How to know when to use a mortgage broker
September 30, 2009 · Tagged with Loans
It’s a bad time to be an honest mortgage broker.
In recent months, some of the biggest companies in real estate have decided to stop working with brokers. Chase won’t lend to brokers’ clients anymore. The PMI Group, one of the biggest companies in the mortgage insurance business, flat out refuses to underwrite any policies on loans that started with a broker.
Meanwhile, a bill is moving through Congress that would ban a common practice from a few years ago, where brokers earned more money by putting clients in loans that were potentially damaging. The legislators’ ire is tarring even those brokers who never engaged in such shenanigans.
All of this is happening just as borrowers need plenty of guidance. Mortgage rates are low, fueling demand for refinancing. But banks’ loan rules seem to change by the day, and many banks don’t have the staff to handle the volume.

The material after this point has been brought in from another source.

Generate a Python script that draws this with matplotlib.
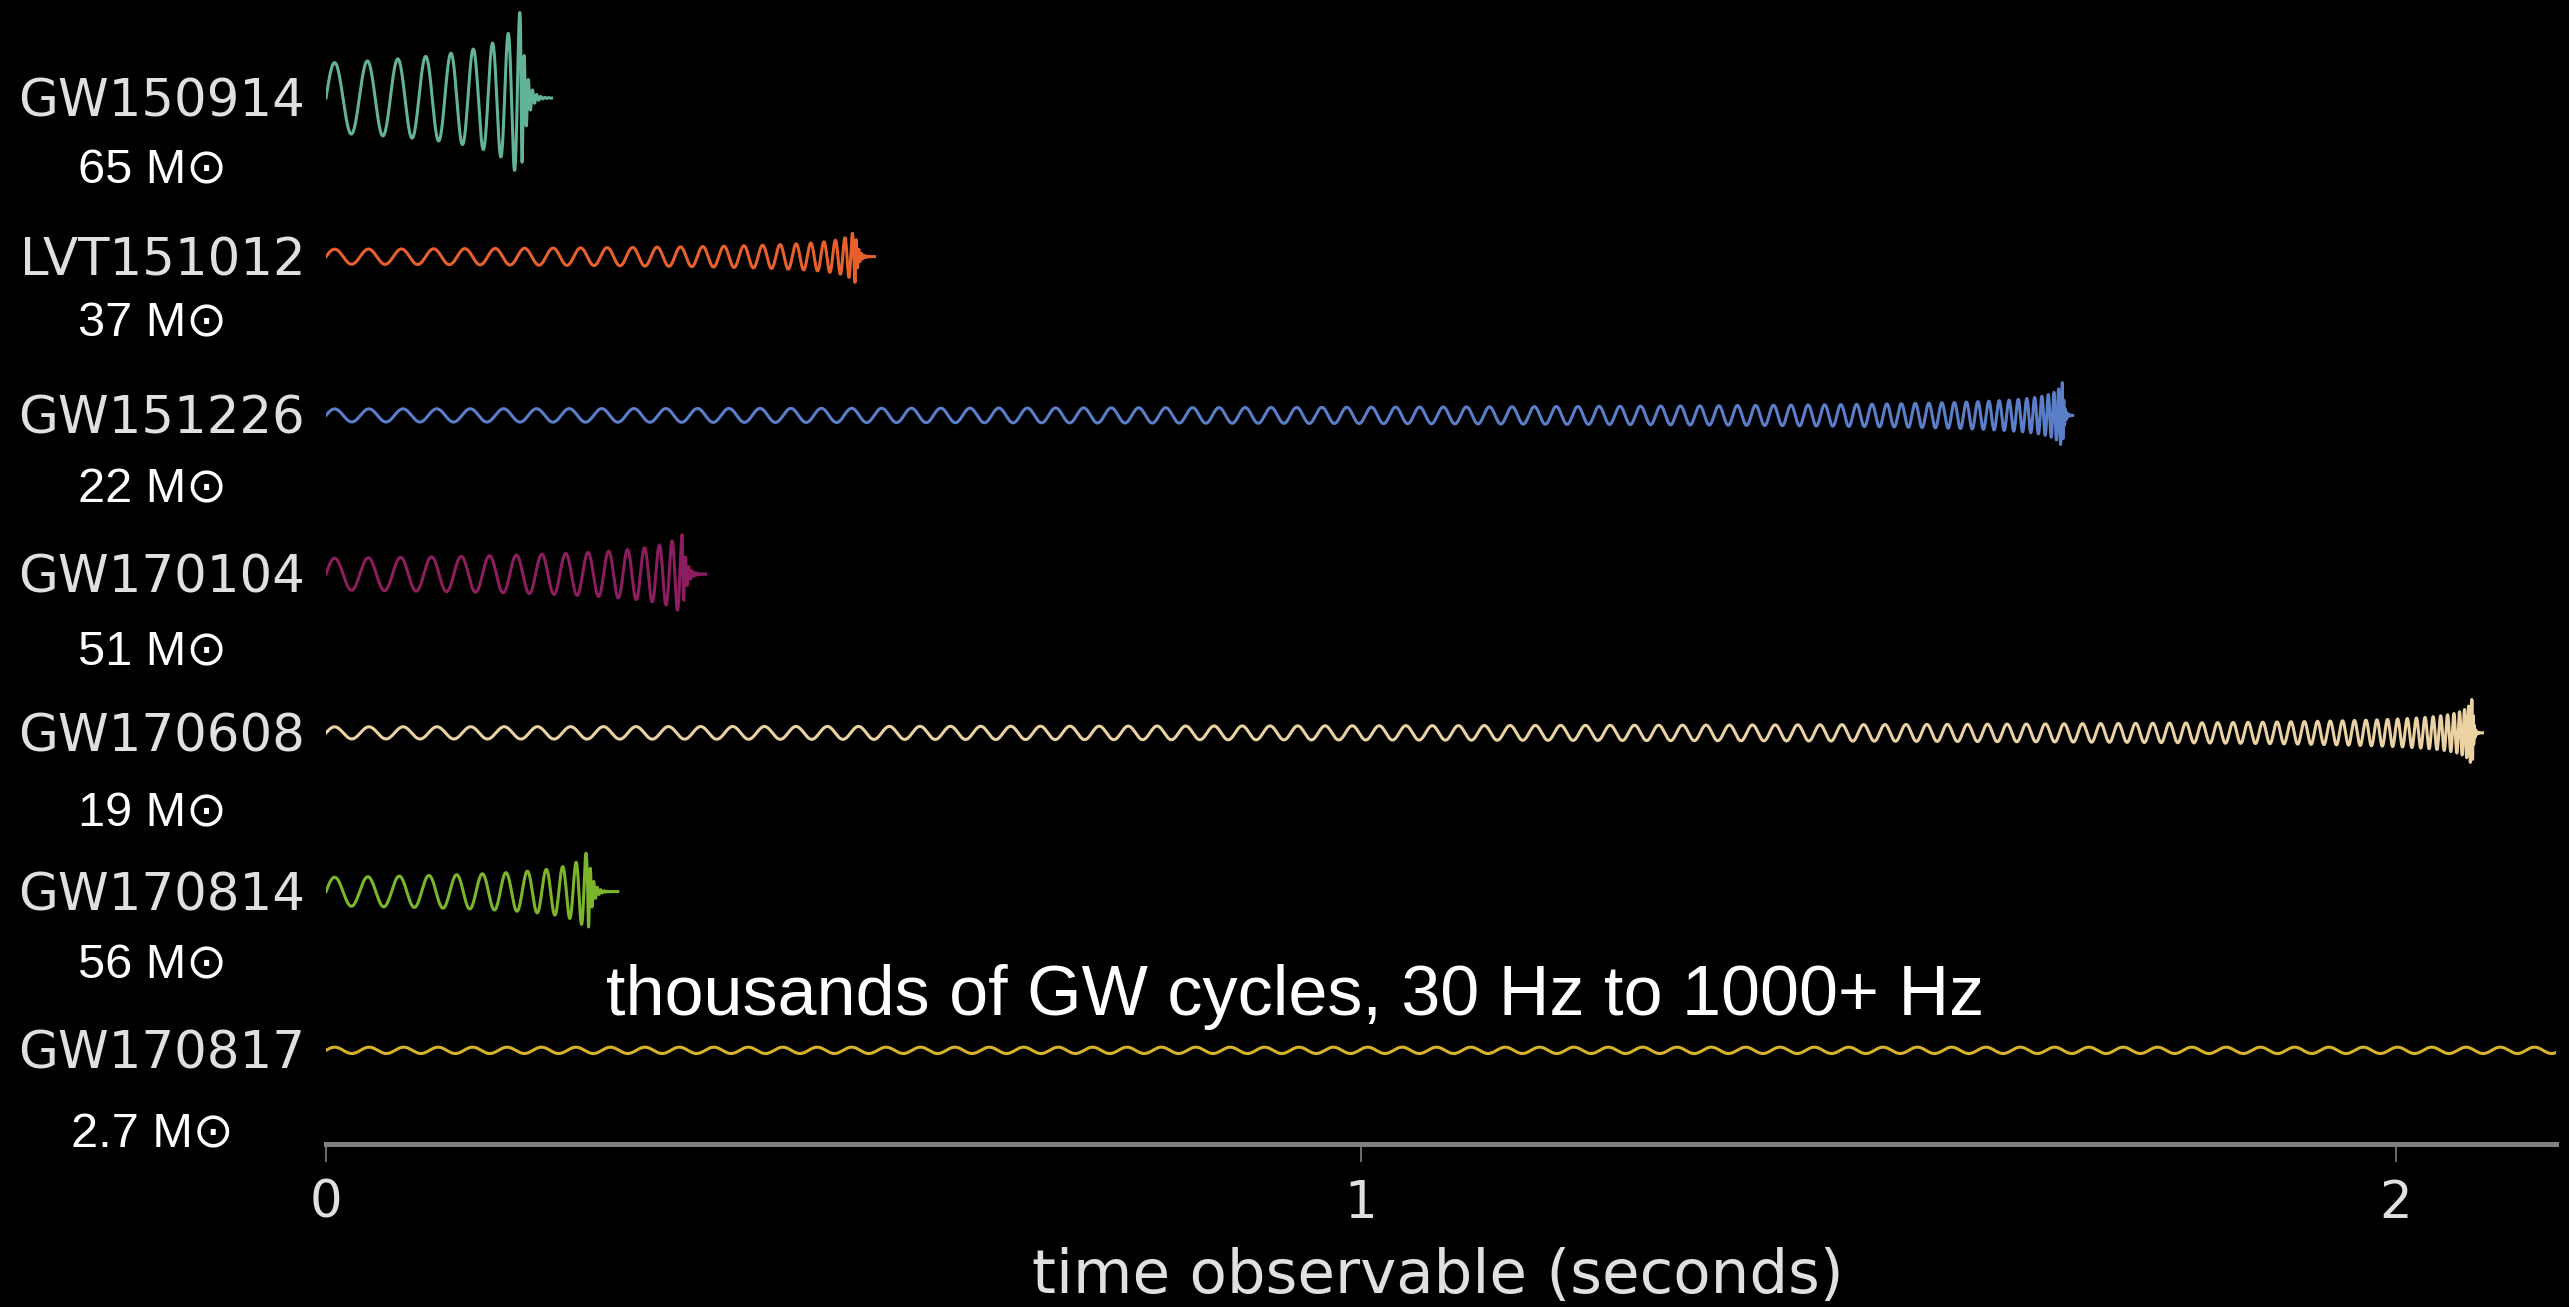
import numpy as np
import matplotlib.pyplot as plt

# events, top to bottom
events = ["GW150914", "LVT151012", "GW151226", "GW170104", "GW170608", "GW170814", "GW170817"]
masses = ["65", "37", "22", "51", "19", "56", "2.7"]
colors = ["#62b39a", "#e8612c", "#5a7ec8", "#8c1d5e", "#ebd2a2", "#7cb52c", "#d6b32a"]

# (seconds after the 30 Hz start)
t_merge = [0.188, 0.511, 1.678, 0.344, 2.074, 0.253, 60.0]   # peak of the burst
t_stop = [0.218, 0.530, 1.688, 0.367, 2.084, 0.282, 2.155]   # where the trace ends
# half height of the wiggle at the start and at the peak (in row spacings)
amp_start = [0.22, 0.047, 0.041, 0.10, 0.038, 0.09, 0.02]
amp_peak = [0.56, 0.17, 0.21, 0.25, 0.22, 0.27, 0.024]
f_ring = [250, 400, 700, 300, 900, 300, 1000]   # Hz
f_start = 30.0

# layout
name_x = -0.02
mass_x = -0.168
mass_dy = [0.536, 0.504, 0.548, 0.567, 0.59, 0.55, 0.61]


def chirp(t, tc, a0, ap, fr):
    # newtonian inspiral from f_start up to the peak, then a damped ringdown
    fp = f_start * (ap / a0) ** 1.5
    T = tc / (1 - (f_start / fp) ** (8 / 3))
    h = np.zeros_like(t)
    ins = t <= tc
    u = 1 - t[ins] / T
    f = f_start * u ** (-3 / 8)
    ph = 2 * np.pi * f_start * T * 1.6 * (1 - u ** (5 / 8))
    h[ins] = a0 * (f / f_start) ** (2 / 3) * np.sin(ph)
    uc = 1 - tc / T
    phc = 2 * np.pi * f_start * T * 1.6 * (1 - uc ** (5 / 8))
    rd = ~ins
    dt = t[rd] - tc
    tau = 1.2 / fr
    h[rd] = ap * np.exp(-dt / tau) * np.sin(phc + 2 * np.pi * fr * dt)
    return h


fig = plt.figure(figsize=(25.69, 13.07), dpi=100, facecolor="black")
ax = fig.add_axes([326 / 2569, 163 / 1307, 2230 / 2569, 1144 / 1307])
ax.set_facecolor("black")

for i in range(len(events)):
    t = np.arange(0, t_stop[i], 2e-5)
    h = chirp(t, t_merge[i], amp_start[i], amp_peak[i], f_ring[i])
    ax.plot(t, -i + h, color=colors[i], lw=2.2)
    ax.text(name_x, -i - 0.117, events[i], ha="right", va="baseline",
            fontsize=37, color="#e0e0e0", family="DejaVu Sans")
    ax.text(mass_x, -i - mass_dy[i], masses[i] + " M\u2299", ha="center", va="baseline",
            fontsize=35, color="white", family=["Liberation Sans", "DejaVu Sans"])

ax.text(0.271, -5.78, "thousands of GW cycles, 30 Hz to 1000+ Hz", ha="left", va="baseline",
        fontsize=50.5, color="white", family=["Liberation Sans", "DejaVu Sans"])

ax.set_xlim(0, 2.155)
ax.set_ylim(-6.59, 0.617)
ax.set_xticks([0, 1, 2])
ax.set_yticks([])
for s in ["left", "top", "right"]:
    ax.spines[s].set_visible(False)
ax.spines["bottom"].set_color("#808080")
ax.spines["bottom"].set_linewidth(3.6)
ax.tick_params(axis="x", colors="#808080", length=13, width=1.2, pad=12,
               labelsize=37, labelcolor="#e0e0e0")

fig.text(1438 / 2569, 14 / 1307, "time observable (seconds)", ha="center", va="baseline",
         fontsize=44, color="#e0e0e0", family="DejaVu Sans")

fig.savefig("out.png", dpi=100, facecolor="black")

So if you’re hoping to refinance or looking to snap up a bargain home in the next year or so, you’re faced with a tricky question. Given the number of institutions that want nothing to do with mortgage brokers, shouldn’t you stay far away from them as well?
The alternative, alas, may not be so great either. “If you want to get ripped off, go to a broker, and if you want incompetency, go to a bank,” said Mike Stoffer, a mortgage broker himself with Stoffer Mortgage in North Canton, Ohio, who admitted to occasional shame when he tells people what he does all day.
Mr. Stoffer tosses off that comment with a slight chuckle. But his brave and brutal honesty suggests the real possibility of getting a raw deal from brokers when you don’t understand where their loyalties lie.
Mortgage brokers work for themselves, not for you. They do not provide a personal shopping service and may compare only a handful of lenders on your behalf. If you want to be sure you’re getting the best rate and the lowest costs, the only way to come close to succeeding is to hunt extensively on your own.
We’ll get to that below, but first a brief interlude to explain why there is so much hate (and self-hate) in the industry. Take Chase, for instance. The bank is ostracizing mortgage brokers because it wants the most suitable loan applicants. In the past, the bank argues, more loans from brokers ended up troubled than other mortgages.
Nonsense, say the brokers, who say they believe that banks simply want to cut costs and reduce competition. “Over the last 12 to 15 years, we’ve held the majority of the market share in residential mortgages,” said Marc Savitt, president of The Mortgage Center, a mortgage broker in Martinsburg, W.Va., and the president of the National Association of Mortgage Brokers. “That happens because we give our customers good service and good rates. Otherwise, consumers wouldn’t be using us.”